___ INPUT ROWS
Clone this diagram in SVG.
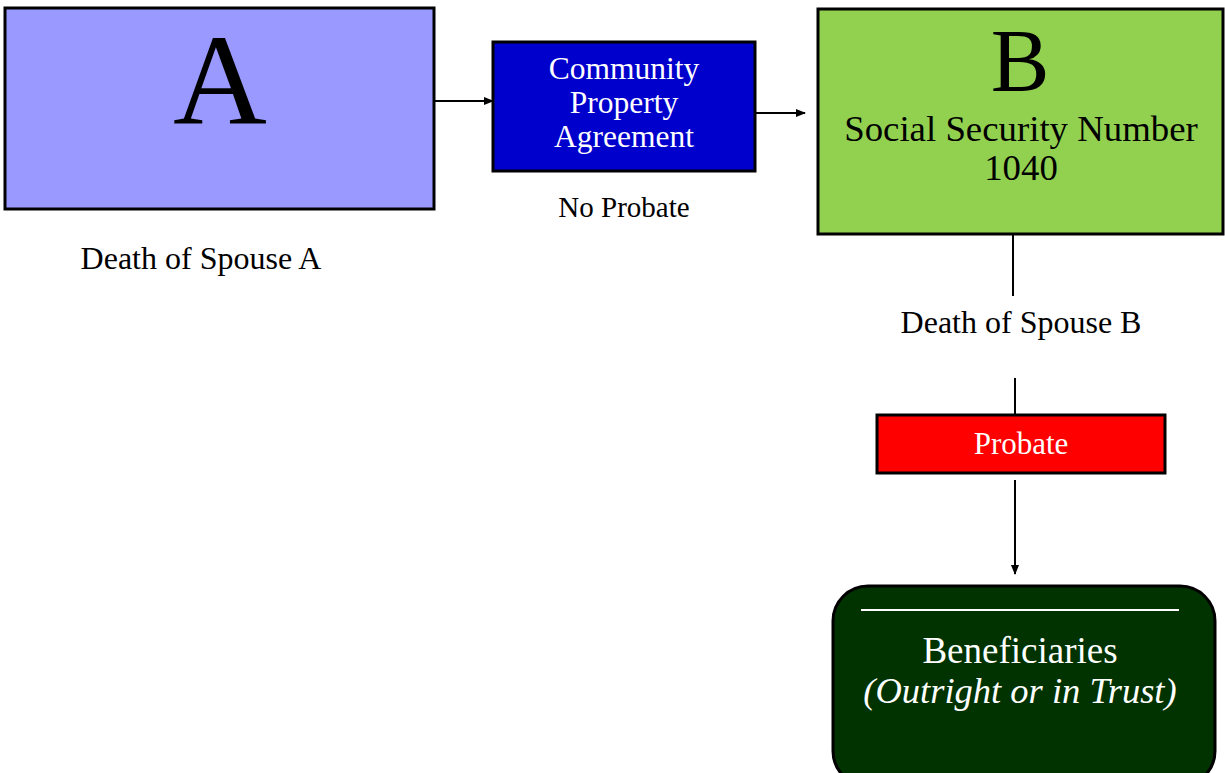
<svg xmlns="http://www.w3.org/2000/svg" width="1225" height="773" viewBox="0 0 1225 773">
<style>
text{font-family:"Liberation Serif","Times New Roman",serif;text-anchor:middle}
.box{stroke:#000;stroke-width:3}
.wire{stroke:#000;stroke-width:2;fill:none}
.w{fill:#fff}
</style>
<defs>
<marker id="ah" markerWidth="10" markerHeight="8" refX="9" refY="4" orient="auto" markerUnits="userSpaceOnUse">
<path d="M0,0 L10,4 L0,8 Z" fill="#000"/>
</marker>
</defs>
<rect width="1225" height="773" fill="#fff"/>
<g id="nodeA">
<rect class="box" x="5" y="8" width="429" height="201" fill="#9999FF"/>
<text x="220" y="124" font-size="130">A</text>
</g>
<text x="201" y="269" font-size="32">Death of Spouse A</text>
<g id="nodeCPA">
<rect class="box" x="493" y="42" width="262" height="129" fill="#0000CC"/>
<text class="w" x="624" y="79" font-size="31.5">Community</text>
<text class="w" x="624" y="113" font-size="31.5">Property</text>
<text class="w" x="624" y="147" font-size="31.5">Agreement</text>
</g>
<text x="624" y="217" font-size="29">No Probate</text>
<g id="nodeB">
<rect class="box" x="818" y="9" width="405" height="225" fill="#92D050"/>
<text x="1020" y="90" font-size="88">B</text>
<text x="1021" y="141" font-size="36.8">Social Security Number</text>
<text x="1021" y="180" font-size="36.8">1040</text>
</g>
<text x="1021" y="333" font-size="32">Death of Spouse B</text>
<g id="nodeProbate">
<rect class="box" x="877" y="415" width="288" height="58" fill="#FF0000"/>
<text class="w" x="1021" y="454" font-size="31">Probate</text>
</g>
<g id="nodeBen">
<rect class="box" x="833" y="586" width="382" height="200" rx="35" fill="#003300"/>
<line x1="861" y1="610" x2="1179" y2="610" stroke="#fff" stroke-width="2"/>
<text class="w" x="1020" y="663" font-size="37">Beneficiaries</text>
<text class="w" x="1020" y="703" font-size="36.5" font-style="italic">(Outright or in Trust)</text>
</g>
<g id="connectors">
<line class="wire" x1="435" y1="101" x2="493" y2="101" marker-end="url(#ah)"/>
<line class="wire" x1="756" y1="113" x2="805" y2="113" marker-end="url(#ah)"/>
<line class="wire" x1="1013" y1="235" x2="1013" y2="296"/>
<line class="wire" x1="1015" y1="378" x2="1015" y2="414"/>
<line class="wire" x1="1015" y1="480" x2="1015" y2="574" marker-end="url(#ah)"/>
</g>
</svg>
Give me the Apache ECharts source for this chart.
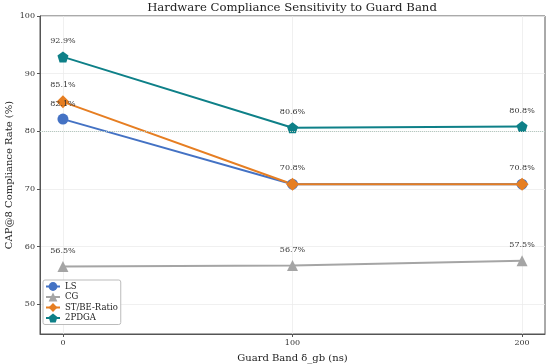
______
* **SET EXERCISE**
Make an exact copy of the data, leaving its pictures out.

* **EXERCISE SOLUTION**
Clone this diagram in SVG.
<svg xmlns="http://www.w3.org/2000/svg" width="1225" height="773" viewBox="0 0 1225 773">
<style>
text{font-family:"Liberation Serif","Times New Roman",serif;text-anchor:middle}
.box{stroke:#000;stroke-width:3}
.wire{stroke:#000;stroke-width:2;fill:none}
.w{fill:#fff}
</style>
<defs>
<marker id="ah" markerWidth="10" markerHeight="8" refX="9" refY="4" orient="auto" markerUnits="userSpaceOnUse">
<path d="M0,0 L10,4 L0,8 Z" fill="#000"/>
</marker>
</defs>
<rect width="1225" height="773" fill="#fff"/>
<g id="nodeA">
<rect class="box" x="5" y="8" width="429" height="201" fill="#9999FF"/>
<text x="220" y="124" font-size="130">A</text>
</g>
<text x="201" y="269" font-size="32">Death of Spouse A</text>
<g id="nodeCPA">
<rect class="box" x="493" y="42" width="262" height="129" fill="#0000CC"/>
<text class="w" x="624" y="79" font-size="31.5">Community</text>
<text class="w" x="624" y="113" font-size="31.5">Property</text>
<text class="w" x="624" y="147" font-size="31.5">Agreement</text>
</g>
<text x="624" y="217" font-size="29">No Probate</text>
<g id="nodeB">
<rect class="box" x="818" y="9" width="405" height="225" fill="#92D050"/>
<text x="1020" y="90" font-size="88">B</text>
<text x="1021" y="141" font-size="36.8">Social Security Number</text>
<text x="1021" y="180" font-size="36.8">1040</text>
</g>
<text x="1021" y="333" font-size="32">Death of Spouse B</text>
<g id="nodeProbate">
<rect class="box" x="877" y="415" width="288" height="58" fill="#FF0000"/>
<text class="w" x="1021" y="454" font-size="31">Probate</text>
</g>
<g id="nodeBen">
<rect class="box" x="833" y="586" width="382" height="200" rx="35" fill="#003300"/>
<line x1="861" y1="610" x2="1179" y2="610" stroke="#fff" stroke-width="2"/>
<text class="w" x="1020" y="663" font-size="37">Beneficiaries</text>
<text class="w" x="1020" y="703" font-size="36.5" font-style="italic">(Outright or in Trust)</text>
</g>
<g id="connectors">
<line class="wire" x1="435" y1="101" x2="493" y2="101" marker-end="url(#ah)"/>
<line class="wire" x1="756" y1="113" x2="805" y2="113" marker-end="url(#ah)"/>
<line class="wire" x1="1013" y1="235" x2="1013" y2="296"/>
<line class="wire" x1="1015" y1="378" x2="1015" y2="414"/>
<line class="wire" x1="1015" y1="480" x2="1015" y2="574" marker-end="url(#ah)"/>
</g>
</svg>
Give me the Apache ECharts source for this chart.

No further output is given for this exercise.